(Plotting code records)
============

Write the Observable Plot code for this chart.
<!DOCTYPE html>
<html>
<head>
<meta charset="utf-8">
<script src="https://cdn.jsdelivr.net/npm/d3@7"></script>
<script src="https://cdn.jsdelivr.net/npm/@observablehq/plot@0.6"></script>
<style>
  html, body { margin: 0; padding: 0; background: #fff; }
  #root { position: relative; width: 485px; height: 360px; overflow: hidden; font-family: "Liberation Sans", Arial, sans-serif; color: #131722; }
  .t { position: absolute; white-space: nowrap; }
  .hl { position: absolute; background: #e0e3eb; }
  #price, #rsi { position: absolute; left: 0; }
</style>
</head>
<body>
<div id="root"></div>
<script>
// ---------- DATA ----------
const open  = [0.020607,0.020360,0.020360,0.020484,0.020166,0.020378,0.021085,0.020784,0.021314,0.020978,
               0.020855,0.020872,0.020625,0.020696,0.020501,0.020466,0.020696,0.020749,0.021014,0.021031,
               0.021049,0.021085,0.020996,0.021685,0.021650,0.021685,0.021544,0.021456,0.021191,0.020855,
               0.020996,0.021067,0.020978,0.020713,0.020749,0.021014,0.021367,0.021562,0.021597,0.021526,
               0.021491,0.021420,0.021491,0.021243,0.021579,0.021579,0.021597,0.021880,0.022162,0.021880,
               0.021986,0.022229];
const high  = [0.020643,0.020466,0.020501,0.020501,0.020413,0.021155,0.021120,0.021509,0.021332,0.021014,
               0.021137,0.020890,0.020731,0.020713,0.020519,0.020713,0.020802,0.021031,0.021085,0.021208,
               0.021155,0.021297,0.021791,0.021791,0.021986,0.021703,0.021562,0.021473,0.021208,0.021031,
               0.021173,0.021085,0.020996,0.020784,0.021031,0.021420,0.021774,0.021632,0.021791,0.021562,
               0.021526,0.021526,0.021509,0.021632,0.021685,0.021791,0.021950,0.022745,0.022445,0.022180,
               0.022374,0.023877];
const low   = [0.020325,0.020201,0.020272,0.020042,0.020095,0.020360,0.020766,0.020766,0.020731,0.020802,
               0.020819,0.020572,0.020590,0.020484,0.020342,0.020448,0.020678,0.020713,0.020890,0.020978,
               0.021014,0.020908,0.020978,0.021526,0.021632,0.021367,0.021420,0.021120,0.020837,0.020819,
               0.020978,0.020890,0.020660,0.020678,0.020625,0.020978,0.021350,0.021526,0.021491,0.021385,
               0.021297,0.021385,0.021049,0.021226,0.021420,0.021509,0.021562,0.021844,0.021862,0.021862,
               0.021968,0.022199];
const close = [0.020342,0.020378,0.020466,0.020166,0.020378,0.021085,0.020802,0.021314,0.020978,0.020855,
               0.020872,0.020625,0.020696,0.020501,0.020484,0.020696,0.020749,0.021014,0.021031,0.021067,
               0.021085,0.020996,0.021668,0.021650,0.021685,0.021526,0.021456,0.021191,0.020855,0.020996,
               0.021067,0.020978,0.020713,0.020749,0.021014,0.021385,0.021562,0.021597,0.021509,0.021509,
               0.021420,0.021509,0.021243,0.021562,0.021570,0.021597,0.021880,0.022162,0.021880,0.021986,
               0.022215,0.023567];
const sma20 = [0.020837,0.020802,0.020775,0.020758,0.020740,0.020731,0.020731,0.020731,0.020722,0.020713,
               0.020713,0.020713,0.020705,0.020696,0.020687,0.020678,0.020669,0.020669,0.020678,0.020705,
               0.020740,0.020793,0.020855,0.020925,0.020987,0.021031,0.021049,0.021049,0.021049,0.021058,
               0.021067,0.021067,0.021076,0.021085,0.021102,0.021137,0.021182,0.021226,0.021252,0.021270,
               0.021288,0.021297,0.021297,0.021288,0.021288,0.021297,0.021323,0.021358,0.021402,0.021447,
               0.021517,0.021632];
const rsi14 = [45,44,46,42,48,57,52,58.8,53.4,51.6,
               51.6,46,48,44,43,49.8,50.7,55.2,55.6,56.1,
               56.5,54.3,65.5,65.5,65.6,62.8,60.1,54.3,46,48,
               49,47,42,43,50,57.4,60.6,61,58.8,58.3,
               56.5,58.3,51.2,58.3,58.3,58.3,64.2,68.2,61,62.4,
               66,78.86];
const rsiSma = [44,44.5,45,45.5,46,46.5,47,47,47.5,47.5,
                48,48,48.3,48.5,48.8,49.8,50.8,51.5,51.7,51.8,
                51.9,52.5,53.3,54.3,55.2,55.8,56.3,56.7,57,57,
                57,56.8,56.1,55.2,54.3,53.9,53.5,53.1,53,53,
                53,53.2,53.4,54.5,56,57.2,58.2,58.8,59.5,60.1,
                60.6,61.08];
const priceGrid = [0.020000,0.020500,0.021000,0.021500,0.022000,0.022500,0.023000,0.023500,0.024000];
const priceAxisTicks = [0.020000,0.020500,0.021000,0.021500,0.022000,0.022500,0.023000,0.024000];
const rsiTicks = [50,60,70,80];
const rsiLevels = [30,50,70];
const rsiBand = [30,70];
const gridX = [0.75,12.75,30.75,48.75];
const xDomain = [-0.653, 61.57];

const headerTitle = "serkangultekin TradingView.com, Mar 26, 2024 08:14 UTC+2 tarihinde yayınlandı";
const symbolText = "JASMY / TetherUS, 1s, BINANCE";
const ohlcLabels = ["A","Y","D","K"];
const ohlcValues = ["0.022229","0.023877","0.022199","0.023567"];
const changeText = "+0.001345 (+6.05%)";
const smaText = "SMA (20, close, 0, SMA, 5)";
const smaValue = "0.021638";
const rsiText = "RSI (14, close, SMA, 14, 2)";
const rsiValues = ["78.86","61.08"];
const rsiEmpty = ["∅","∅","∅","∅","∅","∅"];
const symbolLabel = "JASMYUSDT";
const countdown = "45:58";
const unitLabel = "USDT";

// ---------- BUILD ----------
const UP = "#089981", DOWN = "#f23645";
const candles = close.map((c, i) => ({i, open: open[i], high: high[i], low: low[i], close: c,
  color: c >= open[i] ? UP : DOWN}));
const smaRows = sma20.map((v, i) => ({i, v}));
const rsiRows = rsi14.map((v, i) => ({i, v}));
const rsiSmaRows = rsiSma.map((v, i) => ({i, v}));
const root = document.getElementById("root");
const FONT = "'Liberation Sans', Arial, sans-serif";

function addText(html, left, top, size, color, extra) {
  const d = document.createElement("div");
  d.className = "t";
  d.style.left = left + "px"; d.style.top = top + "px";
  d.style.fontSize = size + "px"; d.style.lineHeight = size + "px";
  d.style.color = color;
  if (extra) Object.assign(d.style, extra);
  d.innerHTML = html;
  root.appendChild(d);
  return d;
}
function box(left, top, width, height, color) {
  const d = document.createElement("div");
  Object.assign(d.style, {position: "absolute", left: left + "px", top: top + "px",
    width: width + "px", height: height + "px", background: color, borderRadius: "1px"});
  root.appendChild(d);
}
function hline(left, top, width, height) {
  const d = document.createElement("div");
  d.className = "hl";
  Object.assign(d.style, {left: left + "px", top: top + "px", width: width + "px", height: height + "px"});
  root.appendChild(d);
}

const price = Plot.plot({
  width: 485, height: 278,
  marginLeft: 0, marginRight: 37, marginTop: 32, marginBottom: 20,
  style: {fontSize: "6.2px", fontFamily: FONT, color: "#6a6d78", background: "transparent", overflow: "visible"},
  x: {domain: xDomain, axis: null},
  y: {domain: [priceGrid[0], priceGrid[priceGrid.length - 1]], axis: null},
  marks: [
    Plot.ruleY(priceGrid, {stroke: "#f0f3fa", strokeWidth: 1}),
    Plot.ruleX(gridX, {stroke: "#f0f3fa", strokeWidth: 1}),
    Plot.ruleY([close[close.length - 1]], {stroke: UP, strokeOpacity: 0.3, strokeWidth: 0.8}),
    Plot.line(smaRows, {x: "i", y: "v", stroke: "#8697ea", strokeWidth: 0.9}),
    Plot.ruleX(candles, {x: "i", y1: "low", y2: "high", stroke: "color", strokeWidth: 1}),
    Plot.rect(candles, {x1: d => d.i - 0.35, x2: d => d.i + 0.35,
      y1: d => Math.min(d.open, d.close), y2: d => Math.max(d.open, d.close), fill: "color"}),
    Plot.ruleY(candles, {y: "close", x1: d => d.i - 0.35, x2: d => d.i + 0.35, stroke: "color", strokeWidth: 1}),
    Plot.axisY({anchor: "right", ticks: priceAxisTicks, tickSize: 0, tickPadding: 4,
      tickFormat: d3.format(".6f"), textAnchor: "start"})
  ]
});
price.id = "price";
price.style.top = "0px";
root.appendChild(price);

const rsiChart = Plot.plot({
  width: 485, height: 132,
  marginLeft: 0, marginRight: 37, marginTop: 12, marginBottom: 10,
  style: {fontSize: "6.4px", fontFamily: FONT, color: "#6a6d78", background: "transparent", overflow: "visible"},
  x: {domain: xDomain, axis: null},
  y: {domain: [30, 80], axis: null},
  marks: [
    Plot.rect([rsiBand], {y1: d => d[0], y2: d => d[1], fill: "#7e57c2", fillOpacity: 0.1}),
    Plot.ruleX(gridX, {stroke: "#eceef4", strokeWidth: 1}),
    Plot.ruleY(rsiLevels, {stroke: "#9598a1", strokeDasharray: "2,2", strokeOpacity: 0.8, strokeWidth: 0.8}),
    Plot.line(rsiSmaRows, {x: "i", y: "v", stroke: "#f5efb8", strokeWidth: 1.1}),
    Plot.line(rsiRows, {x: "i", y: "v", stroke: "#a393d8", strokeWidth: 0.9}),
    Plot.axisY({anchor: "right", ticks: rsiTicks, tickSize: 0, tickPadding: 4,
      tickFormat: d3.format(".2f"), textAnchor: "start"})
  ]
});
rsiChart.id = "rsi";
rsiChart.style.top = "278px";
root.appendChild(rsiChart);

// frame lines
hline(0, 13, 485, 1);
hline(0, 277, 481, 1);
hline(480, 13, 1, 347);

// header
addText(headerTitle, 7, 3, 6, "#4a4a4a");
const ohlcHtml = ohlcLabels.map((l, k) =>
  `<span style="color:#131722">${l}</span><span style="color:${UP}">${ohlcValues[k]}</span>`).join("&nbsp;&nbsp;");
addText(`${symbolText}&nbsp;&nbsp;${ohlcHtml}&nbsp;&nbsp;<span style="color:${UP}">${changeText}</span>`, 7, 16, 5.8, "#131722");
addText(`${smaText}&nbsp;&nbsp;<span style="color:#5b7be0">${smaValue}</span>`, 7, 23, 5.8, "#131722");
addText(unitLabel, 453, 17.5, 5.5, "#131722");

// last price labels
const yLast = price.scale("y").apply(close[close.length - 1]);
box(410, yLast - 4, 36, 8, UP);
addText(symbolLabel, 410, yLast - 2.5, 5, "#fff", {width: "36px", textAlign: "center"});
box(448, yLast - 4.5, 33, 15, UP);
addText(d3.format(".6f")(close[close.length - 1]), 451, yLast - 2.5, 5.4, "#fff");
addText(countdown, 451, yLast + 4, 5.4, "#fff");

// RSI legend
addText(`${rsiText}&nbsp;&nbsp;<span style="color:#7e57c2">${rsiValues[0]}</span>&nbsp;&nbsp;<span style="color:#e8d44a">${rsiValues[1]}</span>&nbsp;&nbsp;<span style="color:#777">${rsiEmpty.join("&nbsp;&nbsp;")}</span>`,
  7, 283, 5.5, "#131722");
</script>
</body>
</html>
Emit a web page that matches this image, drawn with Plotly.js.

============

*DESCRIPTION OF THE TASK*
Search the lines for the word "this" and report how many contain it, by number only.

*RESPONSE*
2